The simple mental math of cash in bank / burn = 5-6 months of runway was hard to get off my mind. I felt stupid to be in this position. Worries filled my mind… “How crappy is it going to feel to need to lay off people? How would we even execute something like that… Everyone is going to think I’m incompetent.” I imagined the awkwardness of a deadpan and silent zoom board meeting as I presented our subpar metrics. Thoughts of failure added to the turmoil of my mind.
“What would a successful board meeting look like, and how would that feel?“
With my deepest fears expressed out in the open, I could finally think constructively. My co-founder and I already had a napkin math plan to reduce burn and extend runway. We’d need to do a lay-off. It would suck and be very difficult for affected teammates, but it was the right action. And by doing it early we’d be able to provide robust severance and conduct it with compassion. Though the equity raise wouldn’t pan out, we’d been talking to debt lenders and were likely to have offers. The board meeting was our opportunity for a hard pivot on execution. This version of the board meeting would feel effective and focused. We’d emerge with shared conviction on a plan and feel motivated to grind it out.

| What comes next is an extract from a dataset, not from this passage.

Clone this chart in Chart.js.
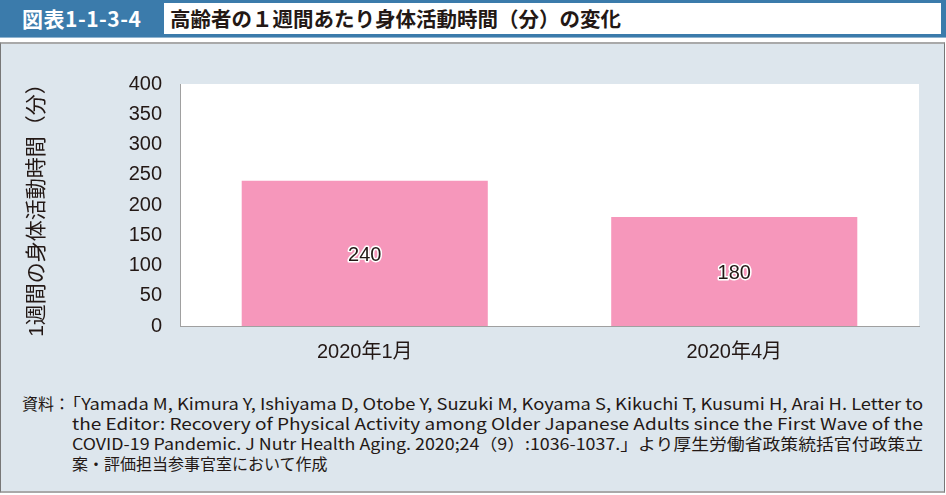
<!DOCTYPE html>
<html lang="ja">
<head>
<meta charset="utf-8">
<script src="https://cdn.jsdelivr.net/npm/chart.js@4/dist/chart.umd.min.js"></script>
<style>
    html, body {
        margin: 0;
        padding: 0;
        width: 946px;
        height: 495px;
        overflow: hidden;
        background: #ffffff;
        font-family: "Noto Sans CJK JP", "Liberation Sans", sans-serif;
    }

    .title-bar {
        position: absolute;
        left: 0;
        top: 0;
        width: 946px;
        height: 38px;
        background: #3b7bab;
        border-bottom: 1px solid #8fb3cf;
        box-sizing: border-box;
    }

    .title-bar .num {
        position: absolute;
        left: 22px;
        top: 3px;
        height: 31px;
        line-height: 31px;
        color: #ffffff;
        font-size: 21px;
        font-weight: bold;
        letter-spacing: 0.5px;
    }

    .title-bar .text {
        position: absolute;
        left: 164px;
        top: 3px;
        width: 777px;
        height: 31px;
        line-height: 31px;
        background: #ffffff;
        color: #231815;
        font-size: 20.5px;
        font-weight: bold;
        padding-left: 6px;
        box-sizing: border-box;
    }

    .panel {
        position: absolute;
        left: 0;
        top: 42px;
        width: 945px;
        height: 451px;
        background: #dde6ed;
        border: 1px solid #777777;
        border-top: 2px solid #a9a9a9;
        border-bottom: 2px solid #a9a9a9;
        box-sizing: border-box;
    }

    .chart-box {
        position: absolute;
        left: 0;
        top: 0;
        width: 946px;
        height: 380px;
    }

    .source {
        position: absolute;
        left: 22px;
        top: 393px;
        width: 904px;
        color: #231815;
        font-size: 16px;
        line-height: 20px;
    }

    .source .label {
        position: absolute;
        left: 0;
        top: 0;
    }

    .source .line {
        position: absolute;
        left: 50px;
        white-space: nowrap;
        transform-origin: 0 0;
    }

    .source .br {
        margin-left: -0.5em;
    }
</style>
</head>
<body>
<div class="title-bar">
    <div class="num">図表1-1-3-4</div>
    <div class="text">高齢者の１週間あたり身体活動時間（分）の変化</div>
</div>
<div class="panel"></div>
<div class="chart-box"><canvas id="activityBar"></canvas></div>
<div class="source">
    <div class="label">資料：</div>
    <div class="line" data-w="851" style="top:0px;"><span class="br">「</span>Yamada M, Kimura Y, Ishiyama D, Otobe Y, Suzuki M, Koyama S, Kikuchi T, Kusumi H, Arai H. Letter to</div>
    <div class="line" data-w="851" style="top:20px;">the Editor: Recovery of Physical Activity among Older Japanese Adults since the First Wave of the</div>
    <div class="line" data-w="851" style="top:40px;">COVID-19 Pandemic. J Nutr Health Aging. 2020;24（9）:1036-1037.」より厚生労働省政策統括官付政策立</div>
    <div class="line" style="top:60px;">案・評価担当参事官室において作成</div>
</div>

<script>
const categories = ['2020年1月', '2020年4月'];
const minutesPerWeek = [240, 180];
const yTicks = [0, 50, 100, 150, 200, 250, 300, 350, 400];
const yTitle = '1週間の身体活動時間（分）';

// 行を右端にそろえる
document.querySelectorAll('.source .line[data-w]').forEach(el => {
    const target = Number(el.dataset.w);
    const w = el.getBoundingClientRect().width;
    el.style.transform = 'scaleX(' + (target / w) + ')';
});

const fontFamily = '"Liberation Sans", "Noto Sans CJK JP", sans-serif';

const plotBackground = {
    id: 'plotBackground',
    beforeDraw(chart) {
        const {ctx, chartArea} = chart;
        ctx.save();
        ctx.fillStyle = '#ffffff';
        ctx.fillRect(chartArea.left, chartArea.top, chartArea.right - chartArea.left, chartArea.bottom - chartArea.top);
        ctx.restore();
    }
};

const valueLabels = {
    id: 'valueLabels',
    afterDatasetsDraw(chart) {
        const {ctx} = chart;
        const meta = chart.getDatasetMeta(0);
        ctx.save();
        ctx.font = '20px ' + fontFamily;
        ctx.textAlign = 'center';
        ctx.textBaseline = 'middle';
        ctx.lineJoin = 'round';
        meta.data.forEach((bar, i) => {
            const y = (bar.y + bar.base) / 2 + 2;
            const txt = String(chart.data.datasets[0].data[i]);
            ctx.strokeStyle = '#ffffff';
            ctx.lineWidth = 3;
            ctx.strokeText(txt, bar.x, y);
            ctx.fillStyle = '#231815';
            ctx.fillText(txt, bar.x, y);
        });
        ctx.restore();
    }
};

const ctx = document.getElementById('activityBar').getContext('2d');
new Chart(ctx, {
    type: 'bar',
    data: {
        labels: categories,
        datasets: [{
            data: minutesPerWeek,
            backgroundColor: '#f697bb',
            borderWidth: 0,
            barPercentage: 0.666,
            categoryPercentage: 1.0
        }]
    },
    options: {
        responsive: true,
        maintainAspectRatio: false,
        animation: false,
        layout: {
            padding: {top: 84, right: 27, bottom: 0, left: 0}
        },
        plugins: {
            legend: {display: false},
            tooltip: {enabled: false}
        },
        scales: {
            x: {
                grid: {display: false},
                border: {display: true, color: '#a0a0a0', width: 1},
                ticks: {
                    color: '#231815',
                    font: {size: 20, family: fontFamily},
                    padding: 6
                },
                afterFit: s => { s.height = 54; }
            },
            y: {
                min: 0,
                max: 400,
                grid: {display: false},
                border: {display: true, color: '#a0a0a0', width: 1},
                afterBuildTicks: s => { s.ticks = yTicks.map(v => ({value: v})); },
                ticks: {
                    color: '#231815',
                    font: {size: 20, family: fontFamily},
                    padding: 10
                },
                title: {
                    display: true,
                    text: yTitle,
                    color: '#231815',
                    font: {size: 21, family: fontFamily},
                    padding: {top: 25, bottom: 0}
                },
                afterFit: s => { s.width = 180; }
            }
        }
    },
    plugins: [plotBackground, valueLabels]
});
</script>
</body>
</html>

This exercise was the shock to my system that I needed. Over the next few days we turned our napkin plan into a detailed financial model. We abandoned our cookie-cutter board deck template. In the past we’d had a template deck (metrics, wins/losses, etc) but it took too much time to fill out and was filled with fluff. Challenging times called for simplicity and focus. We created a couple of slides summarizing the plan to execute a lay-off in 2 weeks and extend runway via venture debt. The path forward was clear.
I had shifted from a mindset of Fear to a mindset of Vision.
Since that session, I’ve applied Vision vs. Fear to many areas of my life: business decisions, social situations, even relationships. It’s useful for situations that are easily tainted by inner anxieties. It allows me to bring rationality to decision making, but in a way that still recognizes the emotional element.
I simply ask myself: How am I doing X with fear? How might I do X with vision? Here are some examples:
Overpacking my schedule with social events I’m tepid about (FOMO aka fear of missing out) vs. fully committing myself to 1 gathering with people I truly care about (seeing the vision of a meaningful social experience and that there are many other opportunities to see people)
Not talking to someone I’m romantically interested in (fear of judgement / rejection) vs. talking to them and viewing either outcome as meeting someone new (vision)
Frustratingly communicating to leaders that proposed OKRs aren’t ambitious enough (letting the fear of business failure express as frustration) vs. explaining why the next few quarters are make it or break it to motivate ambitious goals (vision)
Checking and responding to work notifications even when trying to relax (fear of not being “caught up”) vs. recognizing that nearly all notifications can wait and the importance of rest (vision)
As I’ve simmered on this simple concept, I’ve come to believe in the tremendous power of Vision vs. Fear. It’s so easy for our fears to be the primary motivating source in our lives. We all carry traumas, small and large, from our upbringing. Our culture teaches us to climb seemingly neverending ladders of status, fortune, beauty, fostering a fear of being considered less than.
Still, I am optimistic. We are more intentionally examining the psychology of how we work and live. Ideas like Conscious Leadership are becoming more popular in business. Through these movements, we discover ways to live with a bit more vision and a bit less fear.
Ugh - what a concept - fear vs. vision. I've been journaling a lot about this lately - whether my thoughts are motivated by fear or reality. AKA - is this something I'm thinking about, anticipating, etc in an effort to protect myself in a semi-twisted, counterproductive way OR is this something I should really fear and think carefully about? And more often than not, if not nearly always, it's the former. I think nurture has so much to do with this too - my parents are incredibly risk-averse, critical, and place judgement on most things, given it was their path to survival after immigrating here with not much. Unworking and actively identifying so much of what was passed down through nurture is a tough feat of its own, and a path I've been aggressively on the past year or so. It's comforting to read your thoughts and journey with fear vs. vision, and reassuring to read you've come to a similar conclusion as me - vision does win out!